Pour cela, plusieurs stratégies de synthèse peuvent-être anticipées. L’une d’entre elle consiste à produire directement et spécifiquement l’un des deux énantiomères par synthèse totale « asymétrique » ; une voie d'accès ne permettant donc d'isoler qu'un seul des deux énantiomères. Une autre stratégie peut reposer sur la séparation finale des énantiomères à partir d'un mélange racémique, mais celle-ci est conditionnée par la séparabilité des deux énantiomères via des techniques existantes. Une dernière peut enfin être basée sur la séparation plus aisée de paires de diastéréoisomères, mais cette approche implique systématiquement des étapes additionnelles liées à l’utilisation d’auxiliaires chiraux. 

Ce que sont parvenus à réaliser des scientifiques de l'Institut des sciences moléculaires de Bordeaux (CNRS/Université de Bordeaux/Bordeaux INP) est de rendre cette dernière option plus efficace en s'affranchissant de ces étapes additionnelles.

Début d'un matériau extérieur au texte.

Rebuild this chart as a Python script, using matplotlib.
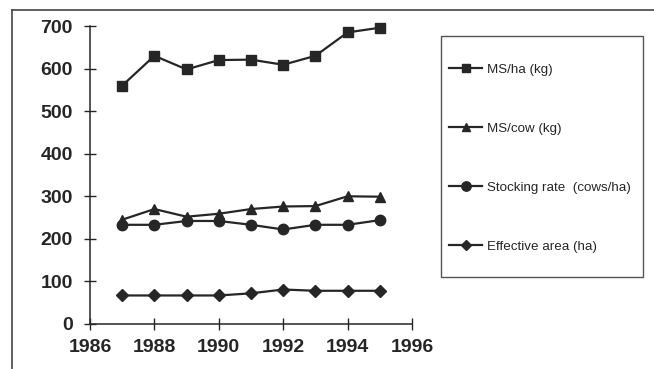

Pour accéder aux deux énantiomères du myrioneurinol, ils ont ainsi revisité l'avant-dernière étape de synthèse qui fait intervenir la réaction de Barton-McCombie, bien connue depuis plus de 50 ans. Ils ont ainsi développé un réactif chiral de type chlorothionoformate capable de faire d'une pierre deux coups : ce dernier permet non-seulement de désoxygéner un intermédiaire avancé, mais aussi de séparer les deux énantiomères de la séquence réactionnelle racémique mise en œuvre. Un résultat qui fait l’objet d’un dépôt d'un brevet (FR2408269) en 2024.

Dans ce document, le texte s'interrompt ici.